Hubby got the Harry Potter paperback series for his birthday and W started begging us to read it to him. I didn't know if he would be interested but I figured if not we would just put it away and read something else. I didn't expect him to LOVE the books! We just started the 3rd book.  Hubby and I are discussing how high in the books to read since the later books are a bit heavy for a 7 yr old. W came home today and during homework he said, "Mom, my teachers are really surprised that you let me read Harry Potter books. They said that is more of a grown up book." So now I am paranoid that the teachers think I'm poorly influencing my son. I know, my kid, my decisions, got it, but that doesn't take away my tired paranoia. He follows the story, hasn't at any point gotten lost even though they are long chapter books, and really enjoys it, so why am I so worried about what his 1st grade teachers think about it??????????

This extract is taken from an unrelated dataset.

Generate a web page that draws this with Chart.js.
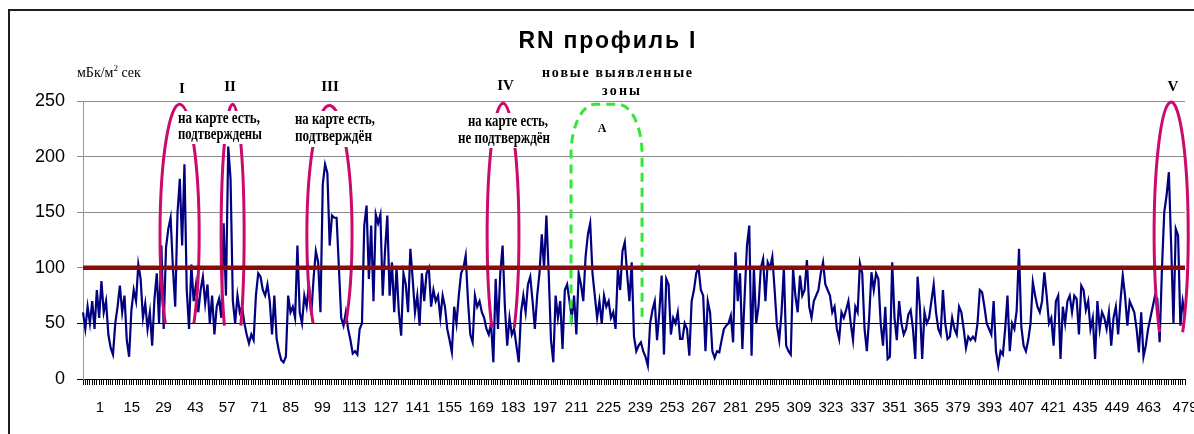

Hubby has the weekend off!!!!!!!!!! Not gonna lie, I'm stoked about that! He does have the card shop Fri eve but Sat and Sun he is mine (I suppose I'll share with the kiddos!) I know we just had a vacation, but I feel like I need another one just to catch up with my sweetie! We are finally back to a normal schedule so I should get my time with him back to normal as well.

MOPS is starting next Friday. I am excited and nervous. I'm on steering this year helping out with crafts. I always thought I'd never want that position but when I found out that was where they really needed help, I actually got excited about doing it. It will be nice to get back into the routine of my life again now that the kids have gotten into their routines.

So there is my midnight ramblings. No lessons, just what is on my mind, my very tired mind! So now I'm signing off to go sleep until the dreaded alarm clock crows at me (yes I said crows, it sounds like a rooster!) JJ fell out of bed a little bit ago, hope it doesn't happen again tonight because I want the next 6 hrs and 20 min to be in dreamland only!